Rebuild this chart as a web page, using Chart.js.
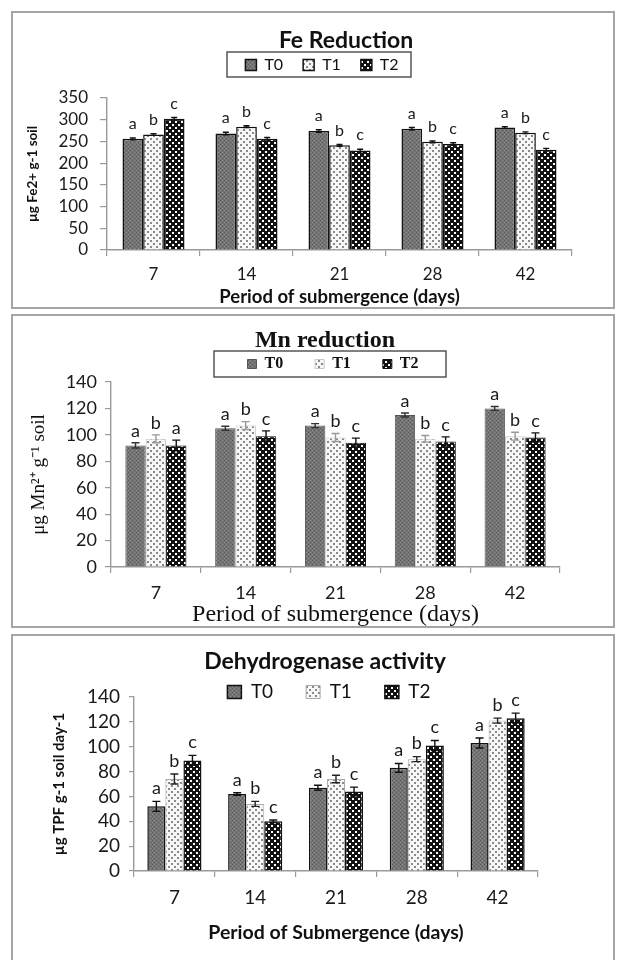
<!DOCTYPE html>
<html><head><meta charset="utf-8">
<script src="https://cdn.jsdelivr.net/npm/chart.js@4.4.1/dist/chart.umd.min.js"></script>
<style>
html,body{margin:0;padding:0;background:#fff;width:623px;height:960px;overflow:hidden;position:relative;}
.frame{position:absolute;border:2px solid #a5a5a5;box-sizing:border-box;}
canvas{position:absolute;left:0;}
</style></head><body>
<div class="frame" style="left:11px;top:11px;width:604px;height:298px"></div>
<div class="frame" style="left:11px;top:314px;width:604px;height:314px"></div>
<div class="frame" style="left:11px;top:634px;width:604px;height:340px"></div>
<canvas id="c1" width="623" height="312" style="top:0"></canvas>
<canvas id="c2" width="623" height="320" style="top:312px"></canvas>
<canvas id="c3" width="623" height="328" style="top:632px"></canvas>
<script>
// ---------------- DATA ----------------
const days = ['7', '14', '21', '28', '42'];
const treatments = ['T0', 'T1', 'T2'];

// Fe reduction (µg Fe2+ g-1 soil)
const feT0 = [256, 268, 274, 279, 282];
const feT1 = [266, 284, 241, 249, 270];
const feT2 = [302, 256, 229, 244, 231];
const feErrT0 = [2, 3, 3, 3, 2];
const feErrT1 = [2, 2, 2, 2, 2];
const feErrT2 = [3, 3, 3, 3, 3];
const feLetT0 = ['a', 'a', 'a', 'a', 'a'];
const feLetT1 = ['b', 'b', 'b', 'b', 'b'];
const feLetT2 = ['c', 'c', 'c', 'c', 'c'];
const feTicks = [0, 50, 100, 150, 200, 250, 300, 350];

// Mn reduction (µg Mn2+ g-1 soil)
const mnT0 = [92, 105, 107, 115, 120];
const mnT1 = [97, 107, 98, 97, 99];
const mnT2 = [92, 99, 94, 95, 98];
const mnErrT0 = [2, 1.5, 1.5, 1.5, 1.5];
const mnErrT1 = [3, 3, 3, 2.5, 3];
const mnErrT2 = [4, 4, 3.5, 3.5, 3.5];
const mnLetT0 = ['a', 'a', 'a', 'a', 'a'];
const mnLetT1 = ['b', 'b', 'b', 'b', 'b'];
const mnLetT2 = ['a', 'c', 'c', 'c', 'c'];
const mnTicks = [0, 20, 40, 60, 80, 100, 120, 140];

// Dehydrogenase activity (µg TPF g-1 soil day-1)
const dhT0 = [52, 62, 67, 83, 103];
const dhT1 = [74, 54, 74, 90, 121];
const dhT2 = [89, 40, 64, 101, 123];
const dhErrT0 = [4, 1, 2, 3.5, 4];
const dhErrT1 = [4, 2, 3, 2, 2];
const dhErrT2 = [4, 1, 3.5, 4, 4];
const dhLetT0 = ['a', 'a', 'a', 'a', 'a'];
const dhLetT1 = ['b', 'b', 'b', 'b', 'b'];
const dhLetT2 = ['c', 'c', 'c', 'c', 'c'];
const dhTicks = [0, 20, 40, 60, 80, 100, 120, 140];

// ---------------- PATTERNS ----------------
function tile(size, base, spots) {
  const c = document.createElement('canvas');
  c.width = size; c.height = size;
  const g = c.getContext('2d');
  g.fillStyle = base; g.fillRect(0, 0, size, size);
  spots.forEach(s => { g.fillStyle = s[4]; g.fillRect(s[0], s[1], s[2], s[3]); });
  return g.createPattern(c, 'repeat');
}
const patT0 = tile(4, '#747474', [[0,0,1,1,'#595959'],[2,2,1,1,'#595959'],[2,0,1,1,'#8e8e8e'],[0,2,1,1,'#8e8e8e']]);
const patT1 = tile(6, '#f7f7f7', [[0,0,2,2,'#8a8a8a'],[3,3,2,2,'#8a8a8a']]);
const patT2 = tile(6, '#121212', [[1,1,2,2,'#ffffff'],[4,4,2,2,'#ffffff']]);
const patterns = [patT0, patT1, patT2];

// ---------------- PLUGINS ----------------
function fontStr(f) { return (f.weight || 'normal') + ' ' + f.size + 'px ' + f.family; }

const placer = {
  id: 'placer',
  afterLayout(chart, args, o) {
    const t = chart.titleBlock;
    if (t && o.tx !== undefined) {
      const lh = o.tSize * 1.2;
      t.left = o.tx - 300; t.right = o.tx + 300; t.width = 600;
      t.top = o.ty - lh / 2; t.bottom = t.top + lh; t.height = lh;
    }
    const L = chart.legend;
    if (L && o.lx !== undefined) {
      const w = L.right - L.left;
      L.left = o.lx - w / 2; L.right = L.left + w;
      L.top = o.ly - o.lPad - o.lItemH / 2;
      L.height = o.lItemH + o.lPad + 20;
      L.bottom = L.top + L.height;
    }
  },
  afterDraw(chart, args, o) {
    if (!o.frame) return;
    const ctx = chart.ctx, f = o.frame;
    ctx.save();
    ctx.strokeStyle = '#555'; ctx.lineWidth = 1.5;
    ctx.strokeRect(f.x, f.y, f.w, f.h);
    ctx.restore();
  }
};

const annot = {
  id: 'annot',
  afterDatasetsDraw(chart, args, o) {
    const ctx = chart.ctx, y = chart.scales.y;
    chart.data.datasets.forEach((ds, i) => {
      const meta = chart.getDatasetMeta(i);
      meta.data.forEach((bar, j) => {
        const v = ds.data[j], e = ds.errors[j];
        const yt = y.getPixelForValue(v + e), yb = y.getPixelForValue(v - e);
        ctx.save();
        ctx.strokeStyle = ds.errColor; ctx.lineWidth = o.errWidth;
        ctx.beginPath();
        ctx.moveTo(bar.x, yt); ctx.lineTo(bar.x, yb);
        ctx.moveTo(bar.x - o.cap, yt); ctx.lineTo(bar.x + o.cap, yt);
        ctx.moveTo(bar.x - o.cap, yb); ctx.lineTo(bar.x + o.cap, yb);
        ctx.stroke();
        ctx.fillStyle = '#1a1a1a';
        ctx.font = fontStr(o.font);
        ctx.textAlign = 'center'; ctx.textBaseline = 'middle';
        ctx.fillText(ds.letters[j], bar.x, yt - o.gap);
        ctx.restore();
      });
    });
  }
};

// ---------------- BUILDER ----------------
function build(id, H, s, series) {
  const titleH = s.title.font.size * 1.2;
  const yTitleLh = s.yTitle.font.size * 1.2;
  const xTitleLh = s.xTitle.font.size * 1.2;
  const tickLh = s.tickFont.size * 1.2;
  const itemH = Math.max(s.legend.font.size, s.legend.boxH);
  const datasets = series.map((d, i) => ({
    label: treatments[i],
    data: d.values,
    errors: d.errors,
    letters: d.letters,
    errColor: s.errColors[i],
    backgroundColor: patterns[i],
    borderColor: s.borders[i],
    borderWidth: s.borderWidths[i],
    categoryPercentage: s.catPct,
    barPercentage: 1.0
  }));
  return new Chart(document.getElementById(id), {
    type: 'bar',
    data: { labels: days, datasets },
    options: {
      responsive: false,
      animation: false,
      events: [],
      layout: {
        autoPadding: false,
        padding: { left: 0, right: 623 - s.plot.r, top: s.plot.t - titleH - 1, bottom: 0 }
      },
      plugins: {
        title: { display: true, text: s.title.text, color: '#111', font: Object.assign({lineHeight: 1.2}, s.title.font), padding: 0 },
        legend: {
          display: true, position: 'top', maxHeight: 1,
          labels: { boxWidth: s.legend.boxW, boxHeight: s.legend.boxH, padding: s.legend.pad, color: '#111', font: s.legend.font }
        },
        tooltip: { enabled: false },
        placer: { tx: s.title.x, ty: s.title.y, tSize: s.title.font.size, lx: s.legend.x, ly: s.legend.y, lPad: s.legend.pad, lItemH: itemH, frame: s.legend.frame },
        annot: { errWidth: 1.4, cap: s.cap, gap: s.letterGap, font: s.letterFont }
      },
      scales: {
        x: {
          offset: true,
          grid: { display: true, offset: true, drawOnChartArea: false, drawTicks: true, tickLength: s.xTickLen, color: '#9a9a9a', lineWidth: 1.2 },
          border: { display: true, color: '#9a9a9a', width: 1.4 },
          ticks: { color: '#1a1a1a', font: s.tickFont, padding: s.xLabelY - s.plot.b - s.xTickLen - tickLh / 2, maxRotation: 0, autoSkip: false },
          title: { display: true, text: s.xTitle.text, color: '#111', font: s.xTitle.font, padding: { top: 0, bottom: H - s.xTitle.y - xTitleLh / 2 } },
          afterFit(scale) { scale.height = H - s.plot.b; }
        },
        y: {
          min: s.yMin, max: s.yMax,
          afterBuildTicks(scale) { scale.ticks = s.ticks.map(v => ({ value: v })); },
          grid: { display: true, drawOnChartArea: false, drawTicks: true, tickLength: s.yTickLen, color: '#9a9a9a', lineWidth: 1.2 },
          border: { display: true, color: '#9a9a9a', width: 1.4 },
          ticks: { color: '#1a1a1a', font: s.tickFont, padding: s.yTickPad, autoSkip: false },
          title: { display: true, text: s.yTitle.text, color: '#111', font: s.yTitle.font, padding: { top: s.yTitle.x - yTitleLh / 2, bottom: 0 } },
          afterFit(scale) { scale.width = s.plot.l; }
        }
      }
    },
    plugins: [placer, annot]
  });
}

// ---------------- CHART 1: Fe ----------------
build('c1', 312, {
  plot: { l: 107, r: 572, t: 98, b: 250 },
  yMin: 0, yMax: 350, ticks: feTicks,
  title: { text: 'Fe Reduction', font: { family: 'Lato', size: 23, weight: 'bold' }, x: 346, y: 41 },
  legend: { font: { family: 'Lato', size: 16 }, boxW: 11, boxH: 11, pad: 20, x: 322, y: 65, frame: { x: 227, y: 52, w: 184, h: 25 } },
  yTitle: { text: 'µg Fe2+ g-1 soil', font: { family: 'Lato', size: 13.5, weight: 'bold' }, x: 33 },
  xTitle: { text: 'Period of submergence (days)', font: { family: 'Lato', size: 18.5, weight: 'bold' }, y: 297 },
  tickFont: { family: 'Lato', size: 17 },
  yTickLen: 7, yTickPad: 12, xTickLen: 6, xLabelY: 275,
  letterFont: { family: 'Lato', size: 16 }, letterGap: 14, cap: 3,
  catPct: 0.667,
  borders: ['#111', '#111', '#111'], borderWidths: [1.5, 1.5, 1.5],
  errColors: ['#111', '#111', '#111']
}, [
  { values: feT0, errors: feErrT0, letters: feLetT0 },
  { values: feT1, errors: feErrT1, letters: feLetT1 },
  { values: feT2, errors: feErrT2, letters: feLetT2 }
]);

// ---------------- CHART 2: Mn ----------------
build('c2', 320, {
  plot: { l: 111, r: 560, t: 70, b: 255 },
  yMin: 0, yMax: 140, ticks: mnTicks,
  title: { text: 'Mn reduction', font: { family: 'Liberation Serif', size: 24, weight: 'bold' }, x: 325, y: 29 },
  legend: { font: { family: 'Liberation Serif', size: 16, weight: 'bold' }, boxW: 9, boxH: 9, pad: 32, x: 333, y: 52, frame: { x: 214, y: 39, w: 232, h: 26 } },
  yTitle: { text: 'μg Mn²⁺ g⁻¹ soil', font: { family: 'Liberation Serif', size: 19 }, x: 39 },
  xTitle: { text: 'Period of submergence (days)', font: { family: 'Liberation Serif', size: 24 }, y: 303 },
  tickFont: { family: 'Lato', size: 18 },
  yTickLen: 6, yTickPad: 8, xTickLen: 6, xLabelY: 281,
  letterFont: { family: 'Lato', size: 18 }, letterGap: 12, cap: 4,
  catPct: 0.68,
  borders: ['#555', '#c8c8c8', '#111'], borderWidths: [1, 1, 1],
  errColors: ['#333', '#999', '#111']
}, [
  { values: mnT0, errors: mnErrT0, letters: mnLetT0 },
  { values: mnT1, errors: mnErrT1, letters: mnLetT1 },
  { values: mnT2, errors: mnErrT2, letters: mnLetT2 }
]);

// ---------------- CHART 3: Dehydrogenase ----------------
build('c3', 328, {
  plot: { l: 134, r: 538, t: 65, b: 239 },
  yMin: 0, yMax: 140, ticks: dhTicks,
  title: { text: 'Dehydrogenase activity', font: { family: 'Lato', size: 23, weight: 'bold' }, x: 325, y: 30 },
  legend: { font: { family: 'Lato', size: 19 }, boxW: 14, boxH: 13, pad: 33, x: 329, y: 60, frame: null },
  yTitle: { text: 'µg TPF g-1 soil day-1', font: { family: 'Lato', size: 15, weight: 'bold' }, x: 59.5 },
  xTitle: { text: 'Period of Submergence (days)', font: { family: 'Lato', size: 19.5, weight: 'bold' }, y: 301 },
  tickFont: { family: 'Lato', size: 19 },
  yTickLen: 5, yTickPad: 9, xTickLen: 6, xLabelY: 266,
  letterFont: { family: 'Lato', size: 18 }, letterGap: 13, cap: 4,
  catPct: 0.67,
  borders: ['#111', '#aaaaaa', '#111'], borderWidths: [1.5, 1, 1.5],
  errColors: ['#111', '#222', '#111']
}, [
  { values: dhT0, errors: dhErrT0, letters: dhLetT0 },
  { values: dhT1, errors: dhErrT1, letters: dhLetT1 },
  { values: dhT2, errors: dhErrT2, letters: dhLetT2 }
]);
</script>
</body></html>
^^^^^^^^^^^^^^^^
Given exercise - Go from the first line of the listing to the line holding "const mnTicks = [0, 20, 40, 60, 80, 100, 120, 140];" and, please, transcribe those lines exactly, both included, with no pictures.

The response -
Rebuild this chart as a web page, using Chart.js.
<!DOCTYPE html>
<html><head><meta charset="utf-8">
<script src="https://cdn.jsdelivr.net/npm/chart.js@4.4.1/dist/chart.umd.min.js"></script>
<style>
html,body{margin:0;padding:0;background:#fff;width:623px;height:960px;overflow:hidden;position:relative;}
.frame{position:absolute;border:2px solid #a5a5a5;box-sizing:border-box;}
canvas{position:absolute;left:0;}
</style></head><body>
<div class="frame" style="left:11px;top:11px;width:604px;height:298px"></div>
<div class="frame" style="left:11px;top:314px;width:604px;height:314px"></div>
<div class="frame" style="left:11px;top:634px;width:604px;height:340px"></div>
<canvas id="c1" width="623" height="312" style="top:0"></canvas>
<canvas id="c2" width="623" height="320" style="top:312px"></canvas>
<canvas id="c3" width="623" height="328" style="top:632px"></canvas>
<script>
// ---------------- DATA ----------------
const days = ['7', '14', '21', '28', '42'];
const treatments = ['T0', 'T1', 'T2'];

// Fe reduction (µg Fe2+ g-1 soil)
const feT0 = [256, 268, 274, 279, 282];
const feT1 = [266, 284, 241, 249, 270];
const feT2 = [302, 256, 229, 244, 231];
const feErrT0 = [2, 3, 3, 3, 2];
const feErrT1 = [2, 2, 2, 2, 2];
const feErrT2 = [3, 3, 3, 3, 3];
const feLetT0 = ['a', 'a', 'a', 'a', 'a'];
const feLetT1 = ['b', 'b', 'b', 'b', 'b'];
const feLetT2 = ['c', 'c', 'c', 'c', 'c'];
const feTicks = [0, 50, 100, 150, 200, 250, 300, 350];

// Mn reduction (µg Mn2+ g-1 soil)
const mnT0 = [92, 105, 107, 115, 120];
const mnT1 = [97, 107, 98, 97, 99];
const mnT2 = [92, 99, 94, 95, 98];
const mnErrT0 = [2, 1.5, 1.5, 1.5, 1.5];
const mnErrT1 = [3, 3, 3, 2.5, 3];
const mnErrT2 = [4, 4, 3.5, 3.5, 3.5];
const mnLetT0 = ['a', 'a', 'a', 'a', 'a'];
const mnLetT1 = ['b', 'b', 'b', 'b', 'b'];
const mnLetT2 = ['a', 'c', 'c', 'c', 'c'];
const mnTicks = [0, 20, 40, 60, 80, 100, 120, 140];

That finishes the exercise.